The three heads popped off. The bodies remained standing.
In a blur of motion, the creatures shuffled their heads. Guo San's head was jammed onto his assistant's body. The assistant's head went to the other. The swap was chaotic and messy, yet when the heads settled, the flesh knit together seamlessly.
The three men—or what was left of them—stood there for a moment. Then, slowly, their lips curled upward. It wasn't a human expression. It was a rictus of pure, alien delight.
"Hehe."
"Hehehe."
Laughing softly, the new monsters walked into the night, heading for Qianyuan City.
The Evolution
Morning light filtered through the paper windows. Jiang Dao sat cross-legged on his bed, exhaling a breath of white steam that lingered in the air like a dragon.
He opened his eyes. The world seemed sharper, clearer.
He summoned the interface that only he could see. The translucent blue panel hovered in his vision. The eight modification points he had earned from the slaughter at Tianshi Town were gone, spent during the night.
[Name: Jiang Dao]
[Strength: 98]
[Speed: 88]
[Spirit: 20.8]
He scanned the martial arts list. Most remained unchanged, locked in their terrifying efficiency. But under the Extreme Dao Fire Dragon Fist, a new line had appeared.
Extreme Yang True Qi.
Jiang Dao clenched his fist. He could feel it—a river of liquid fire coursing through his meridians, distinct from the brute force of his muscles or the raw heat of his previous Yang energy. This was refined. This was concentrated. It was the best of both internal cultivation and external hardness.
"Ten times stronger," he muttered, gauging his own power. "I am solidly in the Second Transformation of the Dragon Level now. Perhaps at the peak."
In this world, the gap between levels was exponential. A Rank 2 was a god to a Rank 1. But Jiang Dao was walking a path no one had walked before. He was building his own ladder to heaven, one corpse at a time.
He stood up, the floorboards groaning under his dense muscle mass. He headed for the door, eager to test the new weapons from the forge.

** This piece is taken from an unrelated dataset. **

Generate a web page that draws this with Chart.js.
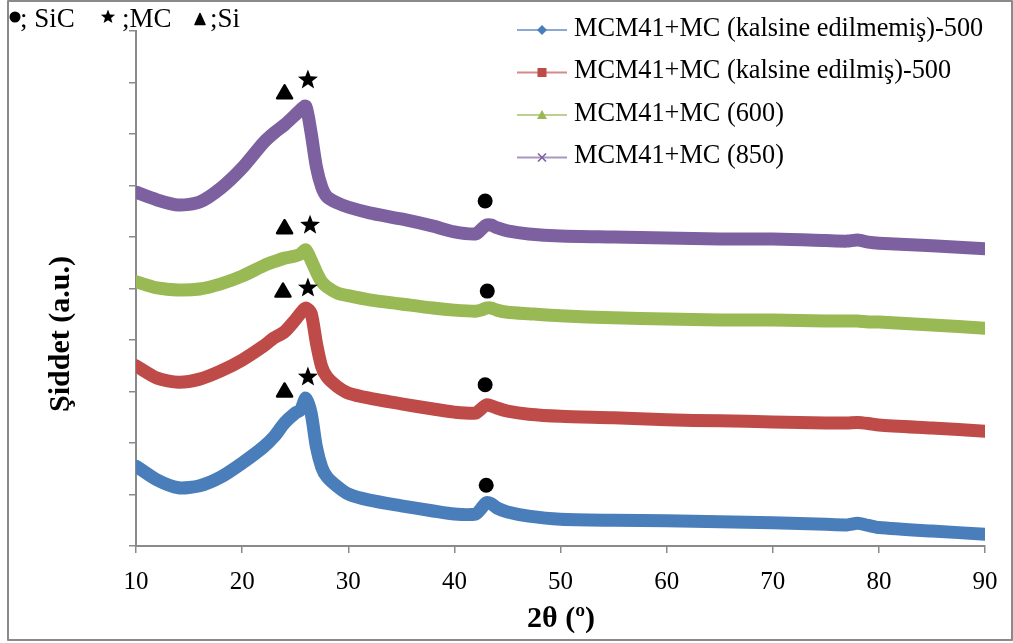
<!DOCTYPE html>
<html>
<head>
<meta charset="utf-8">
<script src="https://cdn.jsdelivr.net/npm/chart.js@4.4.1/dist/chart.umd.min.js"></script>
<style>
  html, body { margin: 0; padding: 0; background: #fff; }
  #wrap { width: 1013px; height: 643px; position: relative; }
</style>
</head>
<body>
<div id="wrap"><canvas id="xrdChart"></canvas></div>
<script>
// 2theta positions
var twoTheta = [10, 12, 14, 16, 18, 20, 22, 23, 24, 25, 25.5, 26, 26.5, 27, 27.5, 28, 29, 30, 32, 35, 38, 40,
  42, 42.5, 43, 43.5, 44, 45, 47, 50, 55, 60, 65, 70, 75, 77, 78, 79, 80, 85, 90];

var seriesNames = ['MCM41+MC (kalsine edilmemiş)-500', 'MCM41+MC (kalsine edilmiş)-500', 'MCM41+MC (600)', 'MCM41+MC (850)'];
var seriesColors = ['#4a7ebb', '#be4b48', '#98b954', '#7d60a0'];
var seriesMarkers = ['diamond', 'square', 'triangle', 'cross'];

// intensities (a.u.), curves are stacked with an offset like the original
var unCalcined500 = [155, 128, 113, 117, 134, 161, 192, 212, 239, 258, 264, 287, 258, 192, 153, 134, 115, 101, 89, 78, 68, 62,
  62, 72, 84, 82, 74, 66, 58, 52, 50, 49, 47, 45, 42, 41, 44, 40, 36, 29, 23];
var calcined500 = [350, 326, 318, 324, 340, 361, 388, 404, 416, 439, 452, 462, 452, 394, 348, 328, 309, 297, 287, 276, 266, 260,
  258, 266, 274, 272, 268, 262, 256, 252, 249, 245, 243, 241, 239, 239, 240, 238, 235, 229, 223];
var mc600 = [513, 501, 497, 499, 509, 524, 544, 552, 559, 563, 567, 575, 555, 532, 513, 503, 491, 486, 478, 470, 462, 458,
  456, 458, 462, 462, 458, 454, 451, 447, 443, 441, 439, 439, 437, 437, 437, 435, 435, 429, 423];
var mc850 = [687, 672, 662, 668, 695, 734, 783, 802, 818, 837, 847, 854, 802, 736, 697, 678, 666, 658, 647, 635, 621, 610,
  606, 614, 623, 623, 618, 612, 606, 602, 600, 598, 596, 596, 593, 592, 594, 590, 588, 583, 577];

// phase marks above the peaks
var siX = [24.0, 24.0, 23.85, 24.0];
var siY = [882, 620, 497, 303];
var mcX = [26.2, 26.4, 26.2, 26.2];
var mcY = [905, 623, 501, 328];
var sicX = [42.9, 43.1, 42.9, 43.0];
var sicY = [670, 495, 313, 118];

var allSeries = [unCalcined500, calcined500, mc600, mc850];

function toPoints(values) {
  return values.map(function (v, i) { return { x: twoTheta[i], y: v }; });
}

function drawTriangle(ctx, cx, cy, w, h) {
  ctx.beginPath();
  ctx.moveTo(cx, cy - h / 2);
  ctx.lineTo(cx - w / 2, cy + h / 2);
  ctx.lineTo(cx + w / 2, cy + h / 2);
  ctx.closePath();
  ctx.fill();
  ctx.stroke();
}

function drawStar(ctx, cx, cy, r1, r2) {
  ctx.beginPath();
  for (var k = 0; k < 10; k++) {
    var r = k % 2 == 0 ? r1 : r2;
    var a = -Math.PI / 2 + k * Math.PI / 5;
    var px = cx + r * Math.cos(a), py = cy + r * Math.sin(a);
    if (k == 0) ctx.moveTo(px, py); else ctx.lineTo(px, py);
  }
  ctx.closePath();
  ctx.fill();
}

function drawDot(ctx, cx, cy, r) {
  ctx.beginPath();
  ctx.arc(cx, cy, r, 0, Math.PI * 2);
  ctx.fill();
}

function drawLegendMarker(ctx, kind, cx, cy, color) {
  ctx.fillStyle = color;
  ctx.strokeStyle = color;
  if (kind == 'diamond') {
    ctx.beginPath();
    ctx.moveTo(cx, cy - 5); ctx.lineTo(cx + 5, cy); ctx.lineTo(cx, cy + 5); ctx.lineTo(cx - 5, cy);
    ctx.closePath(); ctx.fill();
  } else if (kind == 'square') {
    ctx.fillRect(cx - 4.5, cy - 4.5, 9, 9);
  } else if (kind == 'triangle') {
    ctx.beginPath();
    ctx.moveTo(cx, cy - 5); ctx.lineTo(cx + 5, cy + 4); ctx.lineTo(cx - 5, cy + 4);
    ctx.closePath(); ctx.fill();
  } else {
    ctx.lineWidth = 1.6;
    ctx.beginPath();
    ctx.moveTo(cx - 4, cy - 4); ctx.lineTo(cx + 4, cy + 4);
    ctx.moveTo(cx + 4, cy - 4); ctx.lineTo(cx - 4, cy + 4);
    ctx.stroke();
  }
}

var decorPlugin = {
  id: 'decor',
  afterDatasetsDraw: function (chart) {
    var ctx = chart.ctx;
    var xs = chart.scales.x, ys = chart.scales.y;
    ctx.save();
    ctx.fillStyle = '#000';
    ctx.strokeStyle = '#000';
    ctx.lineWidth = 2.5;
    ctx.lineJoin = 'round';
    for (var i = 0; i < siX.length; i++) {
      drawTriangle(ctx, xs.getPixelForValue(siX[i]), ys.getPixelForValue(siY[i]), 15, 13);
      drawStar(ctx, xs.getPixelForValue(mcX[i]), ys.getPixelForValue(mcY[i]), 10.5, 4.4);
      drawDot(ctx, xs.getPixelForValue(sicX[i]), ys.getPixelForValue(sicY[i]), 7.5);
    }
    ctx.restore();
  },
  afterDraw: function (chart) {
    var ctx = chart.ctx;
    ctx.save();

    // legend (line + marker, like the spreadsheet legend)
    var rows = [30, 72.5, 115, 157.5];
    ctx.font = '26.3px "Liberation Serif"';
    ctx.textBaseline = 'middle';
    for (var i = 0; i < seriesNames.length; i++) {
      ctx.globalAlpha = 0.65;
      ctx.strokeStyle = seriesColors[i];
      ctx.lineWidth = 2;
      ctx.beginPath();
      ctx.moveTo(517, rows[i]);
      ctx.lineTo(567, rows[i]);
      ctx.stroke();
      ctx.globalAlpha = 1;
      drawLegendMarker(ctx, seriesMarkers[i], 542, rows[i], seriesColors[i]);
      ctx.fillStyle = '#000';
      ctx.fillText(seriesNames[i], 574, rows[i] - 1);
    }

    // phase key in the top left corner
    ctx.fillStyle = '#000';
    ctx.strokeStyle = '#000';
    ctx.textBaseline = 'alphabetic';
    ctx.font = '27px "Liberation Serif"';
    ctx.fillText('; SiC', 20, 27);
    ctx.fillText(';MC', 122, 27);
    ctx.fillText(';Si', 210, 27);
    drawDot(ctx, 15, 17, 5.5);
    drawStar(ctx, 108, 17, 7.5, 3.2);
    ctx.lineWidth = 1.5;
    ctx.lineJoin = 'round';
    drawTriangle(ctx, 200, 19, 10, 11);

    // axis titles
    ctx.font = 'bold 30px "Liberation Serif"';
    ctx.textAlign = 'center';
    ctx.fillText('2θ (º)', 561, 627);
    ctx.translate(69, 334);
    ctx.rotate(-Math.PI / 2);
    ctx.fillText('Şiddet (a.u.)', 0, 0);
    ctx.setTransform(1, 0, 0, 1, 0, 0);

    // outer frame
    ctx.strokeStyle = '#8a8a8a';
    ctx.lineWidth = 2;
    ctx.strokeRect(8, 1, 1004, 639);
    ctx.restore();
  }
};

var datasets = allSeries.map(function (values, i) {
  return {
    label: seriesNames[i],
    data: toPoints(values),
    borderColor: seriesColors[i],
    backgroundColor: seriesColors[i],
    borderWidth: 13,
    borderJoinStyle: 'round',
    borderCapStyle: 'round',
    pointRadius: 0,
    tension: 0.25
  };
});

var ctx = document.getElementById('xrdChart').getContext('2d');
var xrdChart = new Chart(ctx, {
  type: 'line',
  data: { datasets: datasets },
  options: {
    responsive: true,
    maintainAspectRatio: false,
    animation: false,
    layout: { padding: { top: 31, right: 28, left: 0, bottom: 0 } },
    plugins: {
      legend: { display: false },
      tooltip: { enabled: false }
    },
    scales: {
      x: {
        type: 'linear',
        min: 10,
        max: 90,
        afterFit: function (scale) { scale.height = 97; },
        ticks: {
          stepSize: 10,
          padding: 14,
          color: '#000',
          font: { family: 'Liberation Serif', size: 25 }
        },
        grid: { drawOnChartArea: false, drawTicks: true, tickLength: 7, color: '#8a8a8a', lineWidth: 1.5 },
        border: { color: '#8a8a8a', width: 2 }
      },
      y: {
        min: 0,
        max: 1000,
        afterFit: function (scale) { scale.width = 136; },
        ticks: { stepSize: 100, display: false },
        grid: { drawOnChartArea: false, drawTicks: true, tickLength: 7, color: '#8a8a8a', lineWidth: 1.5 },
        border: { color: '#8a8a8a', width: 2 }
      }
    }
  },
  plugins: [decorPlugin]
});
</script>
</body>
</html>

But before he could cross the threshold, Xiang An came running, holding a thick envelope.
"Gang Leader! A letter for you."
"For me?" Jiang Dao frowned. He took the letter. The paper was heavy and expensive.
He tore it open.
It was from the Heavenly Spirit Prefecture.
Jiang Dao's eyes narrowed. The wolves weren't just circling anymore. They were knocking at the door.